Improving health, some tasty new tech, and the promise of a New Year (ok, I love resolution-creation). Everything was good. It still is and it’s getting better. It’s been a rough year so far (a complete and utter understatement in terms of the world). I’ve had health ups and downs, periods where I was sinking into fatigue again then diving down the research rabbit hole. I do acknowledge a lot more processed food has crept into my diet, and dairy too. But still living the gluten-free life. There have been recurring symptoms that I won’t go into but which lead me to believe there’s an element of autoimmunity, something that I think affects a massive proportion of the population to some degree. For the past two years I’ve not really been moved by music which is crazy for me as I always had music playing. But I’m hoping that will come with time. Every period of my life until two years ago had a soundtrack, and music always lifted me. I believe my cognitive issues include dopamine and serotonin imbalances. I know some mild depressive symptoms have overlapped other symptoms, but that is definitely changing. I have energy and motivation again.

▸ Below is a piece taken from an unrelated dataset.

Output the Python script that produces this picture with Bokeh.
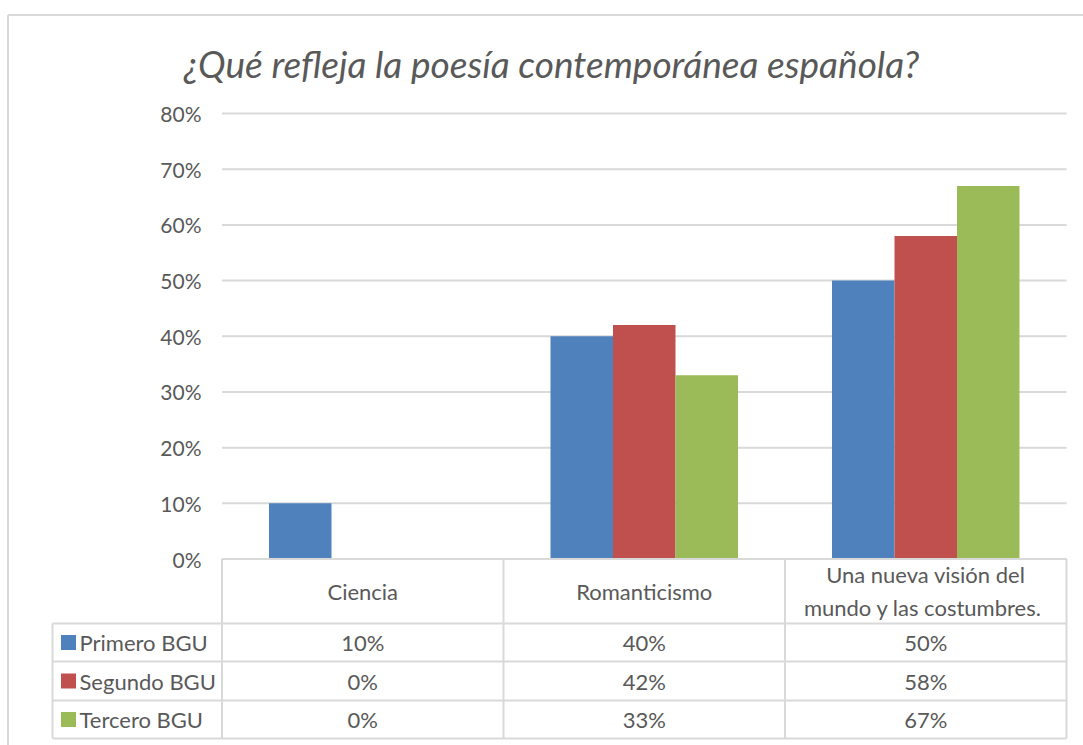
from bokeh.plotting import figure
from bokeh.models import Range1d, ColumnDataSource
from bokeh.core.properties import value
from bokeh.embed import file_html
from bokeh.resources import INLINE

# ---- data ----
categories = ["Ciencia", "Romanticismo", "Una nueva visión del\nmundo y  las costumbres."]
series_names = ["Primero BGU", "Segundo BGU", "Tercero BGU"]
primero = [0.10, 0.40, 0.50]
segundo = [0.00, 0.42, 0.58]
tercero = [0.00, 0.33, 0.67]
y_ticks = [0.0, 0.1, 0.2, 0.3, 0.4, 0.5, 0.6, 0.7, 0.8]
title_text = "¿Qué refleja la poesía contemporánea española?"

# ---- style ----
colors = ["#4F81BD", "#C0504D", "#9BBB59"]
text_color = "#595959"
grid_color = "#D9D9D9"
FONT = "Lato"

# ---- layout (pixel geometry of the page -> data units) ----
PX_PER_CAT = 281.5
CAT0_PX = 362.25
Y0_PX = 558.5
PX_PER_UNIT_Y = 556.875


def xd(px):
    return (px - CAT0_PX) / PX_PER_CAT


def yd(px):
    return -(px - Y0_PX) / PX_PER_UNIT_Y


W, H = 1083, 745
p = figure(width=W, height=H, output_backend="svg", toolbar_location=None,
           x_range=Range1d(xd(0), xd(W)), y_range=Range1d(yd(H), yd(0)),
           min_border_left=0, min_border_right=0, min_border_bottom=0, min_border_top=0)
p.xaxis.visible = False
p.yaxis.visible = False
p.grid.visible = False
p.outline_line_color = None
p.background_fill_color = "white"
p.border_fill_color = "white"

# outer chart border (top and left edges visible)
p.segment(x0=[xd(7.5), xd(7.5)], x1=[xd(W + 5), xd(7.5)], y0=[yd(14.5), yd(14.5)],
          y1=[yd(14.5), yd(H + 5)], line_color=grid_color, line_width=2)

n = len(categories)
left = -0.5
right = n - 0.5
lab_left = xd(52)

# gridlines
gl = [t for t in y_ticks if t > 0]
p.segment(x0=[left] * len(gl), x1=[right] * len(gl), y0=gl, y1=gl,
          line_color=grid_color, line_width=2)

# tick labels
p.text(x=[xd(201)] * len(y_ticks), y=y_ticks, text=[f"{int(round(t*100))}%" for t in y_ticks],
       text_align="right", text_baseline="middle", text_font=value(FONT),
       text_font_size="21px", text_color=text_color)

# bars
bw = 62.5 / PX_PER_CAT
offsets = [-bw, 0.0, bw]
for vals, off, col in zip([primero, segundo, tercero], offsets, colors):
    src = ColumnDataSource(dict(x=[i + off for i in range(n)], top=vals))
    p.vbar(x="x", top="top", bottom=0, width=bw, source=src, fill_color=col, line_color=None)

# table geometry
row_px = [558.5, 623, 661, 700, 738]
rows = [yd(v) for v in row_px]
hx0 = [left] + [lab_left] * 4
hx1 = [right] * 5
p.segment(x0=hx0, x1=hx1, y0=rows, y1=rows, line_color=grid_color, line_width=2)
vx = [left + k for k in range(n + 1)] + [lab_left]
vy0 = [rows[0]] * (n + 1) + [rows[1]]
vy1 = [rows[-1]] * (n + 2)
p.segment(x0=vx, x1=vx, y0=vy0, y1=vy1, line_color=grid_color, line_width=2)

# header texts
hdr_y = yd(590.5)
p.text(x=list(range(n)), y=[hdr_y] * n, text=categories, text_align="center",
       text_baseline="middle", text_font=value(FONT), text_font_size="22px",
       text_color=text_color, text_line_height=1.2)

# row labels, legend squares and cells
for r, (name, vals, col) in enumerate(zip(series_names, [primero, segundo, tercero], colors)):
    ym = (rows[r + 1] + rows[r + 2]) / 2
    p.scatter(x=[xd(68)], y=[ym], marker="square", size=15, fill_color=col, line_color=None)
    p.text(x=[xd(79)], y=[ym], text=[name], text_align="left", text_baseline="middle",
           text_font=value(FONT), text_font_size="22px", text_color=text_color)
    p.text(x=list(range(n)), y=[ym] * n, text=[f"{int(round(v*100))}%" for v in vals],
           text_align="center", text_baseline="middle", text_font=value(FONT),
           text_font_size="22px", text_color=text_color)

# title
p.text(x=[xd(551)], y=[yd(63)], text=[title_text], text_align="center", text_baseline="middle",
       text_font=value(FONT), text_font_style="italic", text_font_size="37px",
       text_color=text_color)

open("out.html", "w").write(file_html(p, INLINE))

The individual body’s reaction to the environment and food is a fascinating subject to me. But the past 8 months have taught me so much more about how to deal with feeling less than optimal, or downright hellish, whether you know the reason or not. Lessons that helped me:

  • Mental energy is finite as you get older – don’t waste it ruminating. I’d focus on my problems in the morning and be wiped out by lunchtime.
  • Be creative with accountability – I bought a Clever Fox planner. It’s a lovely thing and I love planning my days with it. And because it’s lovely (and not cheap), I’m pretty committed to ticking off my plans. Most of the time.
  • Simplify – Dogs, exercise, write. More and more often, that’s my day in no particular order. Some days can still be nap, dogs, wine, and that’s fine too, believe it or not because….
  • You need to let go of things you can’t control – including annoying symptoms. And other people’s behaviour. You can, however, control how you react, and that’s to your benefit.
  • Your can find new direction – twenty-five years ago I was aiming to be an adventure instructor. From balance issue onwards, and while working a stressful job, I was going to make jams and chutneys/stained glass to sell (never did it). Four years ago I became a copywriter, now a content writer (and a novelist…..?). Who knows, I may take on more adventure again.
  • Check in with yourself – before you react internally or externally, remember how much is habit, and how many of those habits only hurt you.
  • Be present – it’s becoming a cliche, but there’s so much to this that I think has really set me up to get going again. Ruminating, as mentioned is living in the past. Easy to fall into when you want to have a response lined up for someone the next time they mistreat you, or if you’re looking for validation. Thinking about the future is great when you stay on a positive track, but it’s human nature to deviate into uncertainty.

Keeping going

My interest in wellness and then my unexpected health blip (a long blip, but hopefully a blip all the same) were the impetus for beginning this blog. The chronic fatigue and brain fog led me to consider giving it up, but it’s been a lesson and a journey, and I would love to carry on writing if it’s to anyone else’s benefit. But my main focus will now be on the other sections of the blog, the good stuff, the adventure.